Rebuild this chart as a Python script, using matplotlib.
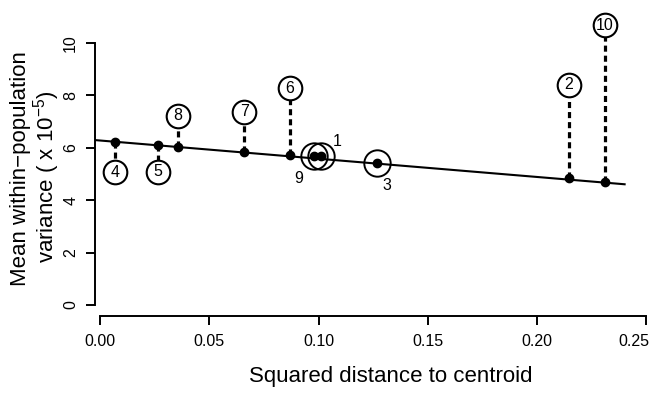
import matplotlib
matplotlib.use("Agg")
import matplotlib.pyplot as plt
import matplotlib.transforms as mtransforms

plt.rcParams['font.family'] = ['Liberation Sans', 'DejaVu Sans']
plt.rcParams['mathtext.fontset'] = 'custom'
plt.rcParams['mathtext.rm'] = 'Liberation Sans'
plt.rcParams['mathtext.it'] = 'Liberation Sans'

# population id -> squared distance to centroid, mean within-population variance (x 1e-5)
pop_id = [1, 2, 3, 4, 5, 6, 7, 8, 9, 10]
sq_dist = [0.1010, 0.2148, 0.1267, 0.0067, 0.0264, 0.0869, 0.0659, 0.0356, 0.0981, 0.2313]
mean_var = [5.67, 4.85, 5.43, 6.23, 6.10, 5.72, 5.85, 6.04, 5.67, 4.69]

# populations flagged with a tag on a dashed stalk (id, tag height)
tag_id = [2, 4, 5, 6, 7, 8, 10]
tag_y = [8.39, 5.06, 5.08, 8.26, 7.37, 7.21, 10.67]

# populations flagged with an open ring (id, label x, label y)
ring_id = [1, 9, 3]
ring_lab_x = [0.1085, 0.0911, 0.1315]
ring_lab_y = [6.23, 4.83, 4.57]

# fitted regression line
fit_intercept = 6.27
fit_slope = -6.94

x_ticks = [0, 0.05, 0.10, 0.15, 0.20, 0.25]
y_ticks = [0, 2, 4, 6, 8, 10]

fig = plt.figure(figsize=(6.52, 3.93), dpi=100)
ax = fig.add_axes([0.1462, 0.1972, 0.846, 0.7209])

rng = max(sq_dist) - min(sq_dist)
x_lo = min(sq_dist) - 0.04 * rng
x_hi = max(sq_dist) + 0.04 * rng

ax.plot([x_lo, x_hi], [fit_intercept + fit_slope * x_lo, fit_intercept + fit_slope * x_hi],
        color='black', lw=1.5, zorder=2)

for pid, ty in zip(tag_id, tag_y):
    i = pop_id.index(pid)
    ax.plot([sq_dist[i], sq_dist[i]], [mean_var[i], ty], color='black', lw=2.3,
            linestyle=(0, (1.9, 1.25)), zorder=1, clip_on=False)
    ax.plot(sq_dist[i], ty, 'o', ms=17, mfc='white', mec='black', mew=1.5,
            zorder=4, clip_on=False)
    ax.text(sq_dist[i], ty, str(pid), ha='center', va='center', fontsize=11.5,
            zorder=5, clip_on=False)

for pid, lx, ly in zip(ring_id, ring_lab_x, ring_lab_y):
    i = pop_id.index(pid)
    ax.plot(sq_dist[i], mean_var[i], 'o', ms=19, mfc='none', mec='black', mew=1.4, zorder=4)
    ax.text(lx, ly, str(pid), ha='center', va='center', fontsize=11.5)

ax.plot(sq_dist, mean_var, 'o', color='black', ms=6, zorder=3, linestyle='none')

ax.set_xlim(x_lo, 0.2505)
ax.set_ylim(-0.4, 10.4)
ax.set_xticks(x_ticks)
ax.set_xticklabels(['%.2f' % t for t in x_ticks])
ax.set_yticks(y_ticks)

for s in ['top', 'right']:
    ax.spines[s].set_visible(False)
ax.spines['left'].set_bounds(0, 10)
ax.spines['bottom'].set_bounds(0, 0.25)
for s in ['left', 'bottom']:
    ax.spines[s].set_linewidth(1.4)
ax.tick_params(direction='out', length=6.8, width=1.4, labelsize=11.5, pad=6.5)
ax.tick_params(axis='y', pad=5.5)
plt.setp(ax.get_yticklabels(), rotation=90, va='center')

# keep the last x label inside the figure
last = ax.get_xticklabels()[-1]
last.set_ha('right')
last.set_transform(last.get_transform() + mtransforms.ScaledTranslation(4 / 100, 0, fig.dpi_scale_trans))

fig.text(391 / 652, 1 - 381.7 / 393, 'Squared distance to centroid', fontsize=16,
         ha='center', va='baseline')
fig.text(26 / 652, 1 - 168.3 / 393, 'Mean within\u2212population', fontsize=16,
         rotation=90, rotation_mode='anchor', ha='center', va='baseline')
fig.text(53 / 652, 1 - 176.6 / 393, r'variance ( x 10$^{-5}$)', fontsize=16,
         rotation=90, rotation_mode='anchor', ha='center', va='baseline')

fig.savefig('out.png', dpi=100)
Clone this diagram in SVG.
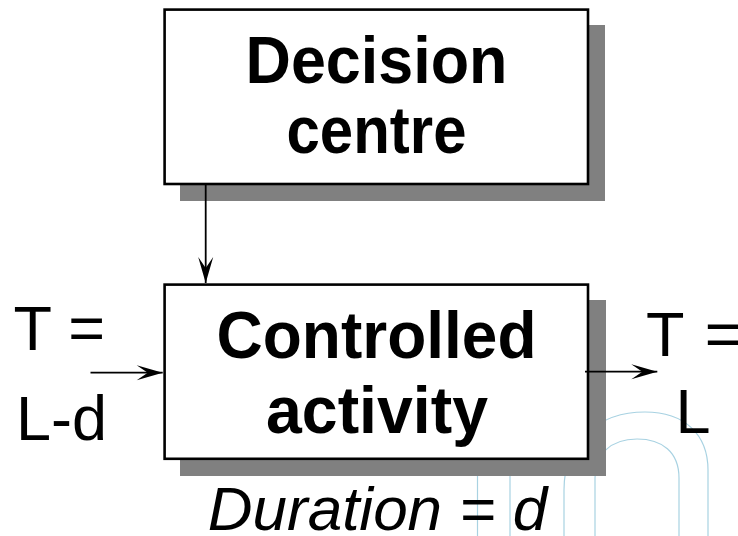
<svg xmlns="http://www.w3.org/2000/svg" width="738" height="536" viewBox="0 0 738 536">
  <style>
    .bg { fill: none; stroke: #a8d2e2; stroke-width: 1.2; }
    .shadow { fill: #808080; }
    .box { fill: #ffffff; stroke: #000000; stroke-width: 2.6; }
    .title { font-family: "Liberation Sans", Arial, sans-serif; font-weight: bold; font-size: 66px; fill: #000; text-anchor: middle; }
    .label { font-family: "Liberation Sans", Arial, sans-serif; font-size: 63px; fill: #000; }
    .note { font-family: "Liberation Sans", Arial, sans-serif; font-style: italic; font-size: 62px; fill: #000; text-anchor: middle; }
    .edge { fill: none; stroke: #000; stroke-width: 1.8; }
  </style>
  <defs>
    <marker id="head" viewBox="-27 -8 28 16" refX="0" refY="0" markerWidth="28" markerHeight="16" markerUnits="userSpaceOnUse" orient="auto">
      <path d="M0,0 L-26,-7.5 L-15,0 L-26,7.5 Z" fill="#000"/>
    </marker>
  </defs>

  <rect width="738" height="536" fill="#ffffff"/>

  <!-- faint background arches -->
  <g id="backdrop">
    <line class="bg" x1="477.5" y1="450" x2="477.5" y2="536"/>
    <line class="bg" x1="510" y1="450" x2="510" y2="536"/>
    <path class="bg" d="M564,536 V490 C564,440 600,412 645,412 C685,412 708,435 708,470 V536"/>
    <path class="bg" d="M595,536 V478 C595,455 610,439 637,439 C662,439 679,452 679,478 V536"/>
  </g>

  <g id="decision-centre">
    <rect class="shadow" x="180" y="25" width="425" height="176"/>
    <rect class="box" x="164.6" y="9.6" width="423.4" height="174.4"/>
    <text class="title" x="376.5" y="83.3" textLength="262" lengthAdjust="spacingAndGlyphs">Decision</text>
    <text class="title" x="376.5" y="153.3" textLength="180" lengthAdjust="spacingAndGlyphs">centre</text>
  </g>

  <g id="controlled-activity">
    <rect class="shadow" x="180" y="300" width="426" height="176"/>
    <rect class="box" x="164.6" y="284.6" width="423.4" height="174.2"/>
    <text class="title" x="376.5" y="358.3" textLength="320" lengthAdjust="spacingAndGlyphs">Controlled</text>
    <text class="title" x="377" y="433.3" textLength="222" lengthAdjust="spacingAndGlyphs">activity</text>
  </g>

  <g id="input-time">
    <text class="label" x="13.5" y="350">T =</text>
    <text class="label" x="16" y="440">L-d</text>
  </g>

  <g id="output-time">
    <text class="label" x="646" y="356">T <tspan dx="4">=</tspan></text>
    <text class="label" x="675.5" y="433">L</text>
  </g>

  <g id="duration">
    <text class="note" x="377.5" y="529.5">Duration = d</text>
  </g>

  <g id="connectors">
    <line class="edge" x1="205.7" y1="185" x2="205.7" y2="283" marker-end="url(#head)"/>
    <line class="edge" x1="90.5" y1="372.7" x2="162.7" y2="372.7" marker-end="url(#head)"/>
    <line class="edge" x1="585" y1="371.7" x2="657.3" y2="371.7" marker-end="url(#head)"/>
  </g>
</svg>
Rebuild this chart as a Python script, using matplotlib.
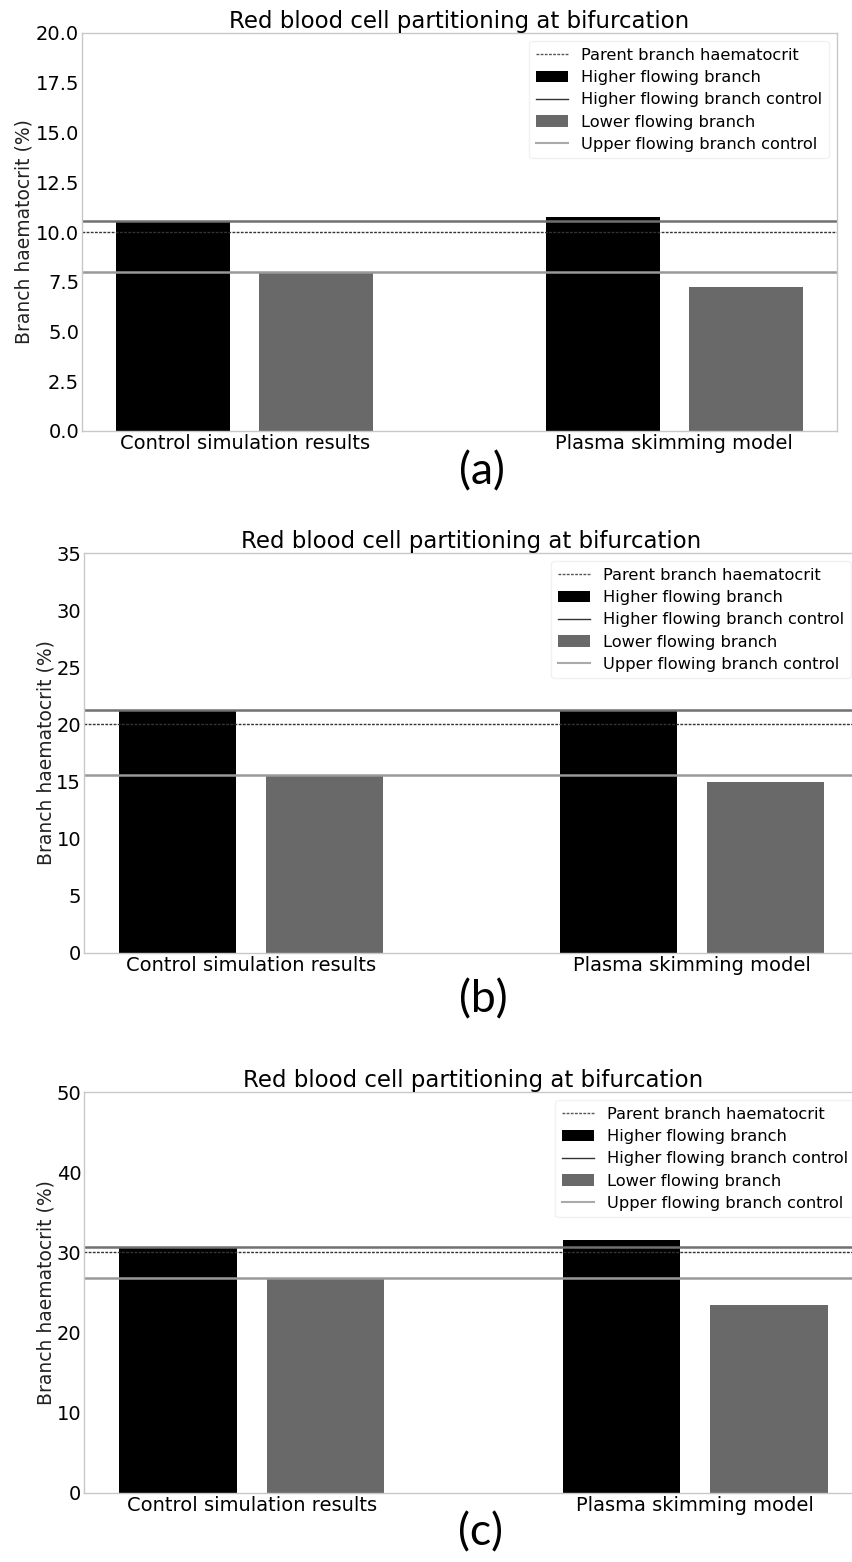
import numpy as np
import matplotlib
matplotlib.use("Agg")
import matplotlib.pyplot as plt

plt.rcParams['font.family'] = ['DejaVu Sans']

categories = ['Control simulation results', 'Plasma skimming model']
legend_labels = ['Parent branch haematocrit', 'Higher flowing branch',
                 'Higher flowing branch control', 'Lower flowing branch',
                 'Upper flowing branch control']
panel_tags = ['(a)', '(b)', '(c)']

higher_a = [10.55, 10.75]
lower_a = [8.0, 7.25]
parent_a = 10.0
higher_ctrl_a = 10.55
lower_ctrl_a = 8.0
yticks_a = [0.0, 2.5, 5.0, 7.5, 10.0, 12.5, 15.0, 17.5, 20.0]

higher_b = [21.3, 21.25]
lower_b = [15.55, 15.0]
parent_b = 20.0
higher_ctrl_b = 21.3
lower_ctrl_b = 15.55
yticks_b = [0, 5, 10, 15, 20, 25, 30, 35]

higher_c = [30.7, 31.5]
lower_c = [26.8, 23.4]
parent_c = 30.0
higher_ctrl_c = 30.7
lower_ctrl_c = 26.8
yticks_c = [0, 10, 20, 30, 40, 50]

W, H = 852, 1562
fig = plt.figure(figsize=(W / 100, H / 100), dpi=100)


def px_axes(left, right, top, bottom):
    return fig.add_axes([left / W, 1 - bottom / H, (right - left) / W, (bottom - top) / H])


panels = [
    dict(box=(82, 837, 33, 431), hi=higher_a, lo=lower_a, par=parent_a, hc=higher_ctrl_a,
         lc=lower_ctrl_a, yt=yticks_a, fmt='{:.1f}', ylab_x=24, tag_xy=(482, 472)),
    dict(box=(84, 859, 553, 953), hi=higher_b, lo=lower_b, par=parent_b, hc=higher_ctrl_b,
         lc=lower_ctrl_b, yt=yticks_b, fmt='{:d}', ylab_x=46, tag_xy=(483, 1000)),
    dict(box=(84, 863, 1092, 1493), hi=higher_c, lo=lower_c, par=parent_c, hc=higher_ctrl_c,
         lc=lower_ctrl_c, yt=yticks_c, fmt='{:d}', ylab_x=46, tag_xy=(480, 1533)),
]

x = np.arange(len(categories))
width = 0.265
off = 0.166
spine_col = '#c8c8c8'

for p, tag in zip(panels, panel_tags):
    l, r, t, b = p['box']
    ax = px_axes(l, r, t, b)
    ax.axhline(p['par'], color='#333333', linestyle=(0, (2, 1.0)), linewidth=1.0)
    b1 = ax.bar(x - off, p['hi'], width, color='black')
    ax.axhline(p['hc'], color='#707070', linewidth=1.8)
    b2 = ax.bar(x + off, p['lo'], width, color='#696969')
    ax.axhline(p['lc'], color='#999999', linewidth=1.8)
    ax.set_ylim(p['yt'][0], p['yt'][-1])
    ax.set_yticks(p['yt'])
    ax.set_yticklabels([p['fmt'].format(v) for v in p['yt']], fontsize=14)
    ax.set_xticks(x)
    ax.set_xticklabels(categories, fontsize=14)
    ax.tick_params(length=0, pad=2)
    for s in ax.spines.values():
        s.set_color(spine_col)
        s.set_linewidth(1.0)
    ax.set_title('Red blood cell partitioning at bifurcation', fontsize=16.5, pad=1)
    leg_par = plt.Line2D([], [], color='#555555', linestyle=(0, (2, 1.0)), linewidth=1.0)
    leg_hc = plt.Line2D([], [], color='#333333', linewidth=1.0)
    leg_lc = plt.Line2D([], [], color='#aaaaaa', linewidth=1.5)
    ax.legend([leg_par, b1, leg_hc, b2, leg_lc], legend_labels, loc='upper right',
              fontsize=11.7, frameon=True, framealpha=0.8, edgecolor='#eeeeee',
              borderaxespad=0.5, labelspacing=0.45)
    fig.text(p['ylab_x'] / W, 1 - ((t + b) / 2) / H, 'Branch haematocrit (%)',
             rotation=90, ha='center', va='center', fontsize=13.5, color='#222222')
    fig.text(p['tag_xy'][0] / W, 1 - p['tag_xy'][1] / H, tag, ha='center', va='center',
             fontsize=32, family=['Lato', 'DejaVu Sans'])

fig.savefig('out.png', dpi=100)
......
What is needed: From the first line above down to the line with "zorder=5, clip_on=False)", reproduce every line and no others, omitting pictures.

Exercise answer:
Rebuild this chart as a Python script, using matplotlib.
import matplotlib
matplotlib.use("Agg")
import matplotlib.pyplot as plt
import matplotlib.transforms as mtransforms

plt.rcParams['font.family'] = ['Liberation Sans', 'DejaVu Sans']
plt.rcParams['mathtext.fontset'] = 'custom'
plt.rcParams['mathtext.rm'] = 'Liberation Sans'
plt.rcParams['mathtext.it'] = 'Liberation Sans'

# population id -> squared distance to centroid, mean within-population variance (x 1e-5)
pop_id = [1, 2, 3, 4, 5, 6, 7, 8, 9, 10]
sq_dist = [0.1010, 0.2148, 0.1267, 0.0067, 0.0264, 0.0869, 0.0659, 0.0356, 0.0981, 0.2313]
mean_var = [5.67, 4.85, 5.43, 6.23, 6.10, 5.72, 5.85, 6.04, 5.67, 4.69]

# populations flagged with a tag on a dashed stalk (id, tag height)
tag_id = [2, 4, 5, 6, 7, 8, 10]
tag_y = [8.39, 5.06, 5.08, 8.26, 7.37, 7.21, 10.67]

# populations flagged with an open ring (id, label x, label y)
ring_id = [1, 9, 3]
ring_lab_x = [0.1085, 0.0911, 0.1315]
ring_lab_y = [6.23, 4.83, 4.57]

# fitted regression line
fit_intercept = 6.27
fit_slope = -6.94

x_ticks = [0, 0.05, 0.10, 0.15, 0.20, 0.25]
y_ticks = [0, 2, 4, 6, 8, 10]

fig = plt.figure(figsize=(6.52, 3.93), dpi=100)
ax = fig.add_axes([0.1462, 0.1972, 0.846, 0.7209])

rng = max(sq_dist) - min(sq_dist)
x_lo = min(sq_dist) - 0.04 * rng
x_hi = max(sq_dist) + 0.04 * rng

ax.plot([x_lo, x_hi], [fit_intercept + fit_slope * x_lo, fit_intercept + fit_slope * x_hi],
        color='black', lw=1.5, zorder=2)

for pid, ty in zip(tag_id, tag_y):
    i = pop_id.index(pid)
    ax.plot([sq_dist[i], sq_dist[i]], [mean_var[i], ty], color='black', lw=2.3,
            linestyle=(0, (1.9, 1.25)), zorder=1, clip_on=False)
    ax.plot(sq_dist[i], ty, 'o', ms=17, mfc='white', mec='black', mew=1.5,
            zorder=4, clip_on=False)
    ax.text(sq_dist[i], ty, str(pid), ha='center', va='center', fontsize=11.5,
            zorder=5, clip_on=False)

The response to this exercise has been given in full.